Rompre n’est pas chose aisée, le droit du travail nous le rappelle tous les jours. La question de la compétence ou de l’adéquation à une fonction est une question particulièrement pertinente, si l’on part du principe - pas forcément absurde puisqu’il est payé - que l’employé se doit d’être utile et efficace.
La recherche en management définit la compétence du salarié par trois dimensions cumulatives : l’autonomie, la collaboration et la responsabilité (Zarifian 2001). Partant de là, à charge pour l’employeur de déterminer où et comment l’employé a failli.
Lorsque l’employeur se prend ainsi à considérer que tel ou tel salarié ne fait plus l’affaire et décide donc de le licencier, il convient alors de distinguer ce qui relève de l’incompétence ou du manquement volontaire, voire fautif.
C’est dans ce cadre qu’avec une pertinence réitérée, la Cour de cassation a récemment rappelé que des faits fautifs ne peuvent pas justifier un licenciement pour insuffisance professionnelle (Cass. soc. 9-1-2019 n° 17-20.568 F-D, K. c/ Sté Crédit agricole Corporate and Investment Bank).
On peut travailler mal et ne pas le faire exprès (c’est généralement ce qu’essaye de plaider l’ado moyen auprès de ses parents à réception du bulletin scolaire), ou bien se comporter mal et volontairement saccager ses tâches au détriment des intérêts de l’entreprise (sans forcément aller jusqu’à l’intention de nuire, qui relève elle de la faute lourde).
Pour mémoire, l’insuffisance professionnelle se définit comme l’incapacité du salarié à accomplir les tâches qui lui sont confiées en raison d’un manque de compétences. Elle résulte donc par principe d’un comportement involontaire de l’intéressé et ne saurait être fautive. Ainsi l’employeur ne peut pas, sauf abstention volontaire ou mauvaise volonté délibérée de l’intéressé, se placer sur le terrain de la faute.
Conséquemment, le licenciement disciplinaire fondé sur la seule insuffisance professionnelle du salarié est dépourvu de cause réelle et sérieuse (Cass. soc. 13-1-2016 n° 14-21.305 F-D ; Cass. soc. 27-2-2013 n° 11-28.948 F-D).
A l’inverse, l’employeur ne peut pas motiver la rupture sur l’insuffisance professionnelle s’il justifie sa décision par des manquements volontaires tels que le non-respect des consignes.
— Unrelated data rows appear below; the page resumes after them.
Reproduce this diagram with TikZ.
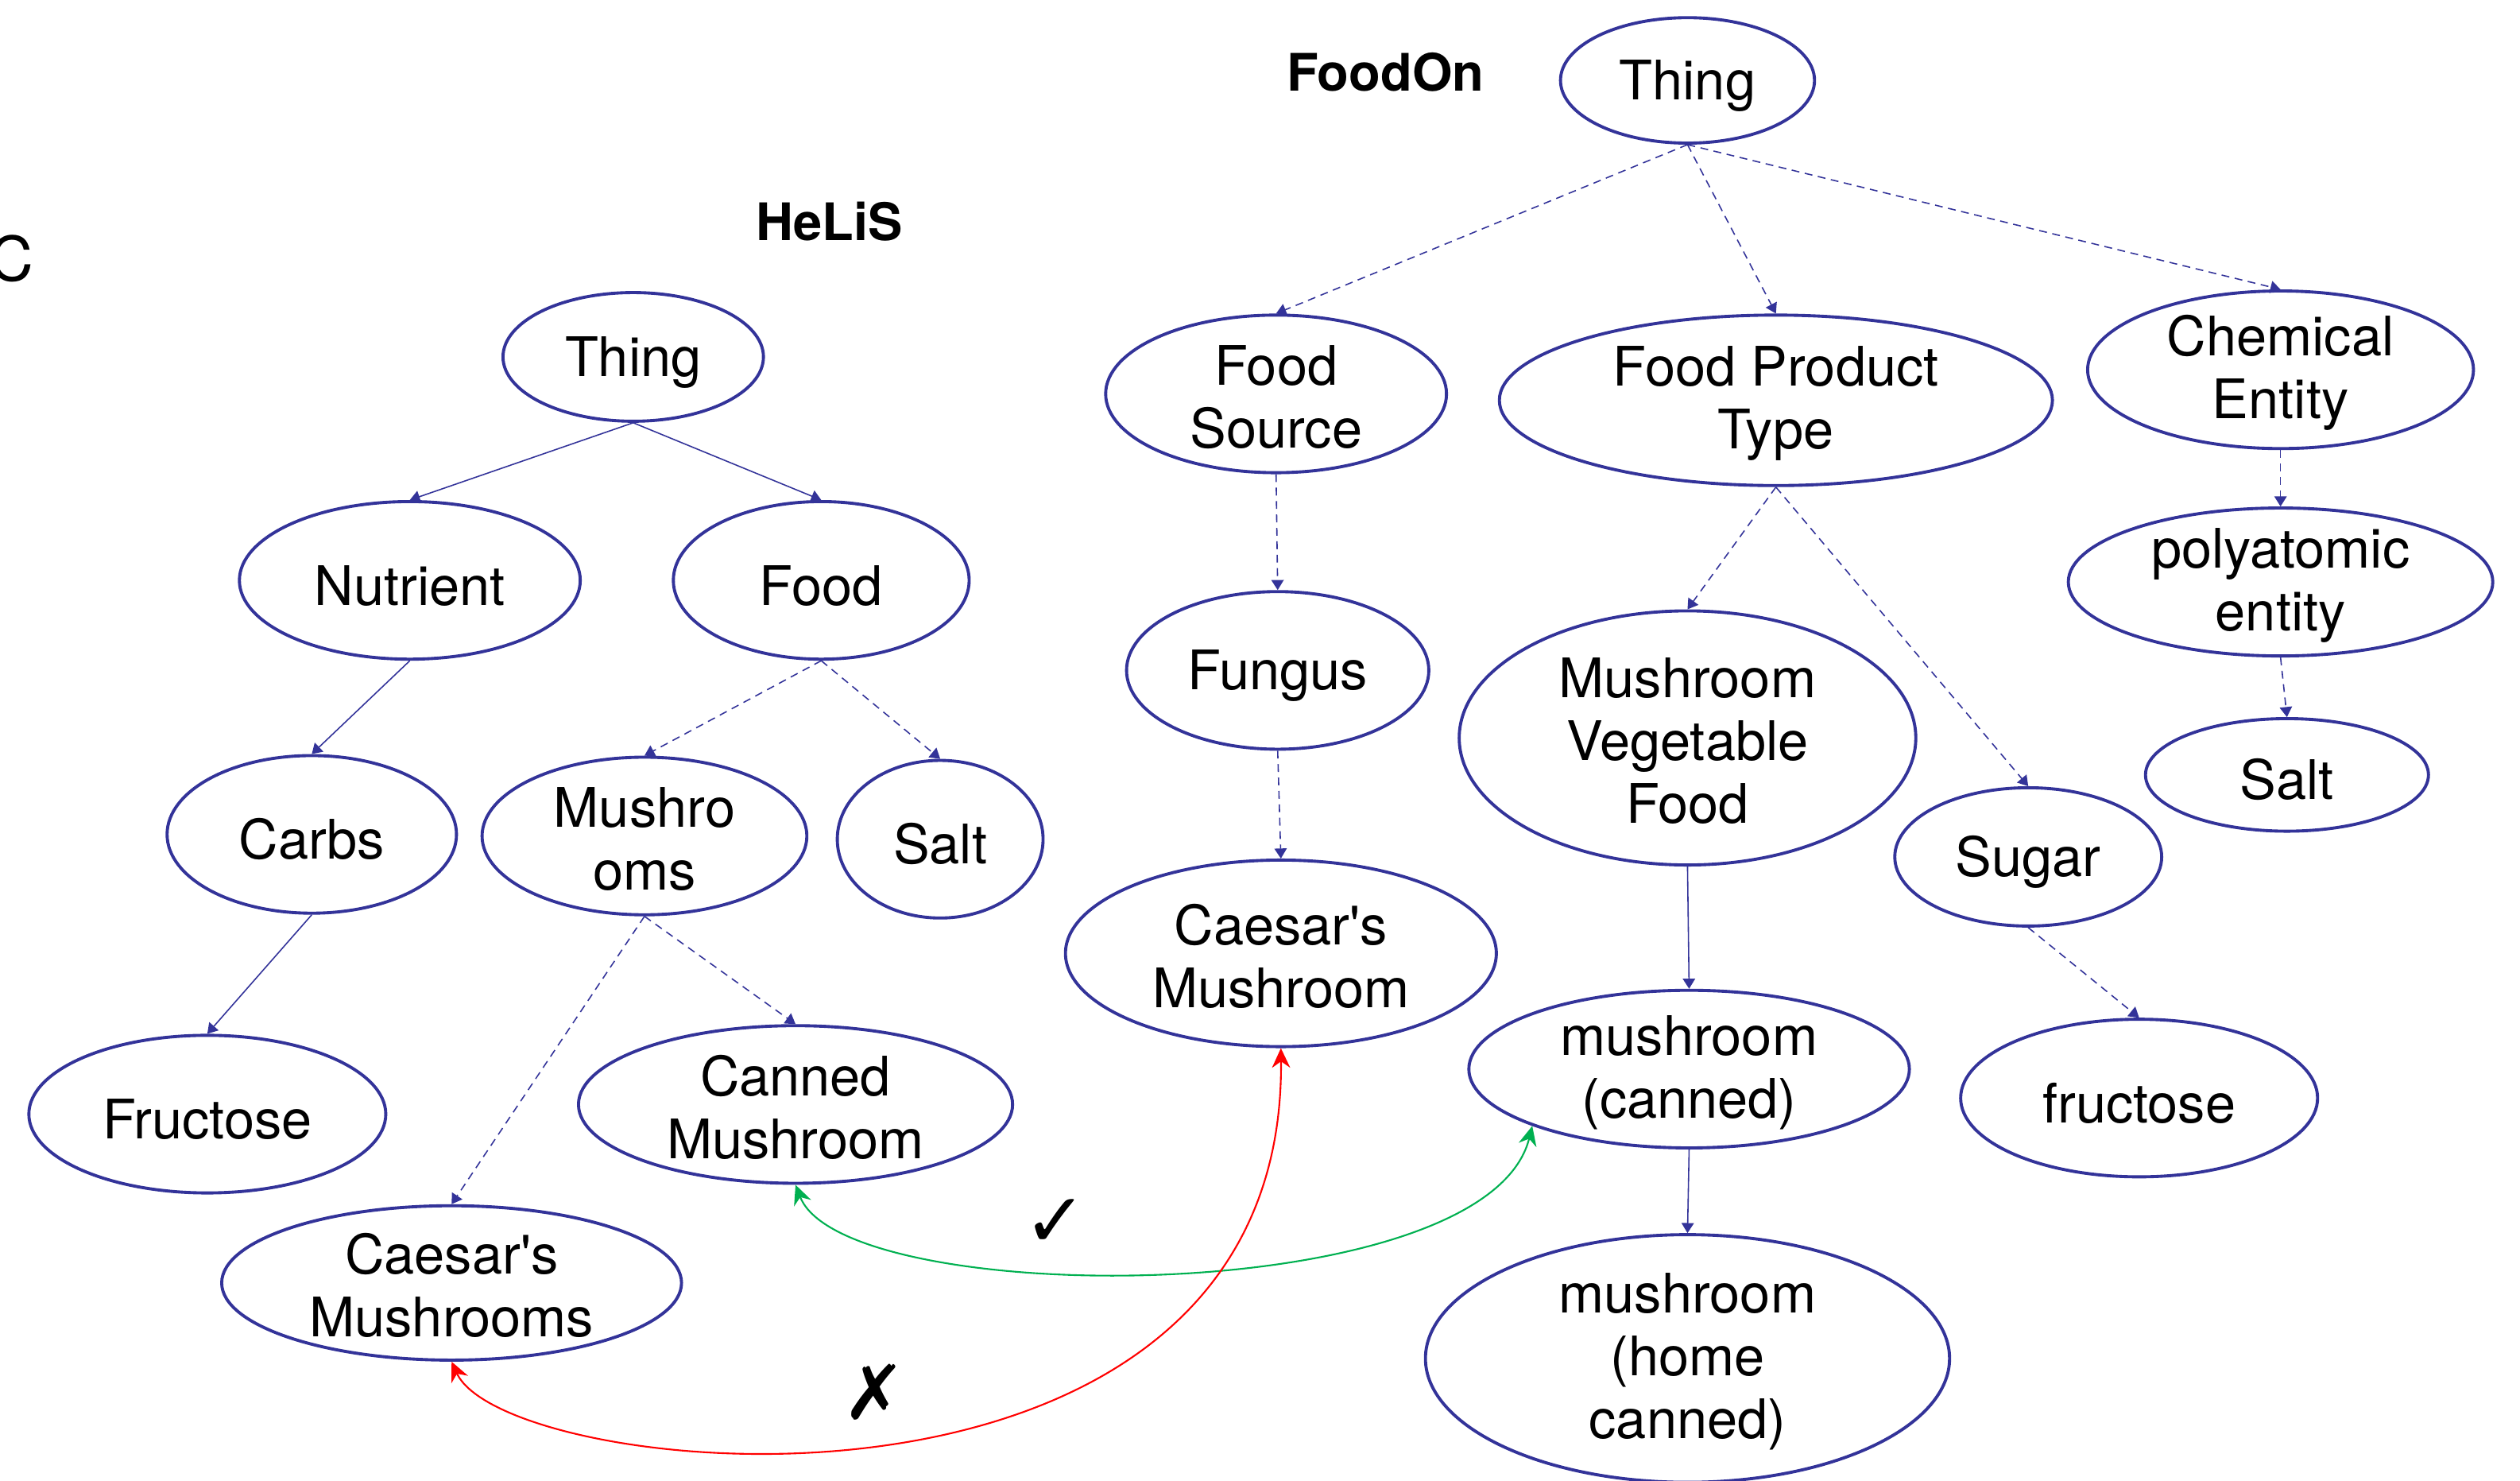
\documentclass[tikz,border=0pt]{standalone}
\usepackage{fontspec}
\setmainfont{TeX Gyre Heros}
\newfontfamily\symfont{DejaVu Sans}
\usetikzlibrary{shapes.geometric,arrows.meta}
\definecolor{navy}{RGB}{51,51,153}
\definecolor{okgreen}{RGB}{0,176,80}
\definecolor{badred}{RGB}{255,0,0}
% struts that lower a label slightly inside its ellipse
\newcommand\onestrut{\rule{0pt}{18pt}}
\newcommand\manystrut{\rule{0pt}{16.5pt}}
\begin{document}
\begin{tikzpicture}[x=0.020223cm,y=-0.020223cm,
  cls/.style={ellipse, draw=navy, line width=1.1pt, inner xsep=-3pt, inner ysep=-8pt,
    align=center, font=\fontsize{19.5}{22.5}\selectfont},
  sz/.style 2 args={minimum width=#1*0.040446cm, minimum height=#2*0.040446cm},
  isa/.style={draw=navy, line width=0.45pt, -{Triangle[length=3.6pt,width=4.4pt]}},
  sub/.style={isa, dash pattern=on 2.8pt off 2pt},
  match/.style={line width=0.6pt, {Stealth[length=7pt,width=6.5pt]}-{Stealth[length=7pt,width=6.5pt]}},
  title/.style={font=\bfseries\fontsize{18.5}{22}\selectfont},
  verdict/.style={font=\symfont\fontsize{27}{27}\selectfont}]
\useasboundingbox (0,0) rectangle (1568,921);

% panel letter and ontology titles
\node[font=\fontsize{22}{26}\selectfont] (panel) at (7,161) {C};
\node[title] (helis) at (516,138) {HeLiS};
\node[title] (foodon) at (862,45) {FoodOn};

% HeLiS classes
\node[cls, sz={81}{40}] (hthing) at (394,222) {\onestrut Thing};
\node[cls, sz={106}{49}] (hnut) at (255,361) {\onestrut Nutrient};
\node[cls, sz={92}{49}] (hfood) at (511,361) {\onestrut Food};
\node[cls, sz={90}{49}] (hcarbs) at (194,519) {\onestrut Carbs};
\node[cls, sz={101}{49}] (hmush) at (401,520) {\manystrut Mushro\\oms};
\node[cls, sz={64}{49}] (hsalt) at (585,522) {\onestrut Salt};
\node[cls, sz={111}{49}] (hfruc) at (129,693) {\onestrut Fructose};
\node[cls, sz={135}{49}] (hcan) at (495,687) {\manystrut Canned\\Mushroom};
\node[cls, sz={143}{48}] (hcaes) at (281,798) {\manystrut Caesar\textquotesingle s\\Mushrooms};

% FoodOn classes
\node[cls, sz={79}{39}] (fthing) at (1050,50) {\onestrut Thing};
\node[cls, sz={106}{49}] (fsrc) at (794,245) {\manystrut Food\\Source};
\node[cls, sz={172}{53}] (fpt) at (1105,249) {\manystrut Food Product\\Type};
\node[cls, sz={120}{49}] (fchem) at (1419,230) {\manystrut Chemical\\Entity};
\node[cls, sz={132}{46}] (fpoly) at (1419,362) {\manystrut polyatomic\\entity};
\node[cls, sz={88}{35}] (fsalt) at (1423,482) {\onestrut Salt};
\node[cls, sz={94}{49}] (ffung) at (795,417) {\onestrut Fungus};
\node[cls, sz={142}{79}] (fmvf) at (1050,459) {\manystrut Mushroom\\Vegetable\\Food};
\node[cls, sz={83}{43}] (fsugar) at (1262,533) {\onestrut Sugar};
\node[cls, sz={134}{58}] (fcaes) at (797,593) {\manystrut Caesar\textquotesingle s\\Mushroom};
\node[cls, sz={137}{49}] (fcan) at (1051,665) {\manystrut mushroom\\(canned)};
\node[cls, sz={111}{49}] (ffruc) at (1331,683) {\onestrut fructose};
\node[cls, sz={163}{77}] (fhome) at (1050,845) {\manystrut mushroom\\(home\\canned)};

% HeLiS hierarchy
\draw[isa] (hthing.south) -- (hnut.north);
\draw[isa] (hthing.south) -- (hfood.north);
\draw[isa] (hnut.south) -- (hcarbs.north);
\draw[isa] (hcarbs.south) -- (hfruc.north);
\draw[sub] (hfood.south) -- (hmush.north);
\draw[sub] (hfood.south) -- (hsalt.north);
\draw[sub] (hmush.south) -- (hcan.north);
\draw[sub] (hmush.south) -- (hcaes.north);

% FoodOn hierarchy
\draw[sub] (fthing.south) -- (fsrc.north);
\draw[sub] (fthing.south) -- (fpt.north);
\draw[sub] (fthing.south) -- (fchem.north);
\draw[sub] (fsrc.south) -- (ffung.north);
\draw[sub] (ffung.south) -- (fcaes.north);
\draw[sub] (fpt.south) -- (fmvf.north);
\draw[sub] (fpt.south) -- (fsugar.north);
\draw[sub] (fsugar.south) -- (ffruc.north);
\draw[sub] (fchem.south) -- (fpoly.north);
\draw[sub] (fpoly.south) -- (fsalt.north);
\draw[isa] (fmvf.south) -- (fcan.north);
\draw[isa] (fcan.south) -- (fhome.north);

% alignments between the two ontologies
\draw[match, okgreen] (hcan.south) .. controls (525,815) and (925,815) .. (fcan.south west);
\draw[match, badred] (hcaes.south) .. controls (315,922) and (800,970) .. (fcaes.south);
\node[verdict] (ok) at (657,761) {✓};
\node[verdict] (wrong) at (544,866) {✗};
\end{tikzpicture}
\end{document}
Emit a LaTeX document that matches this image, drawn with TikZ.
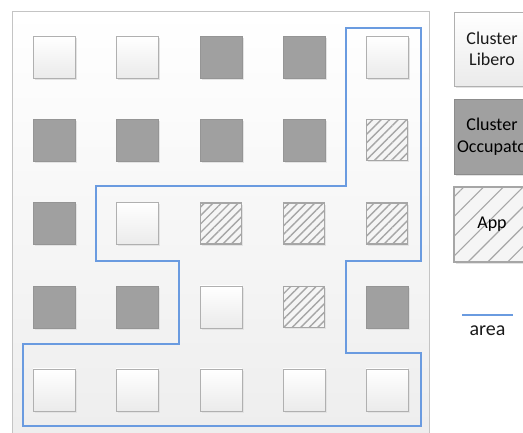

En effet, cette qualification recouvre alors celle de l’insubordination, même si finalement, le résultat est le même : le boulot n’est pas – ou mal – fait. Ce n’est donc pas la conséquence qui prime, c’est le comportement qui en est à l’origine.
En l’espèce, un salarié avait été licencié pour insuffisance professionnelle quand lui étaient reprochés des manquements manifestement volontaires.
La Cour de cassation a donc ici légitimement rappelé aux praticiens que repose sur un motif disciplinaire, et non sur une insuffisance professionnelle, le licenciement motivé par le refus quasi systématique du salarié de se soumettre aux directives de son responsable hiérarchique, de lui serrer la main et, lors d’une convocation dans son bureau, le refus de s’y asseoir, la critique de la politique managériale et l’opposition, parfois de manière virulente, à son responsable.
Toutefois, s’agissant même de la rupture pour manquement professionnel involontaire, l’on pourrait même s’interroger sur sa légitimité de principe quand le licenciement pourrait être considéré comme étant intrinsèquement une sanction au sens des dispositions de l’article L 1331-1 du Code du travail (sauf pour motif économique), supposant alors nécessairement la commission d’une faute (« agissement du salarié considéré par l’employeur comme fautif »).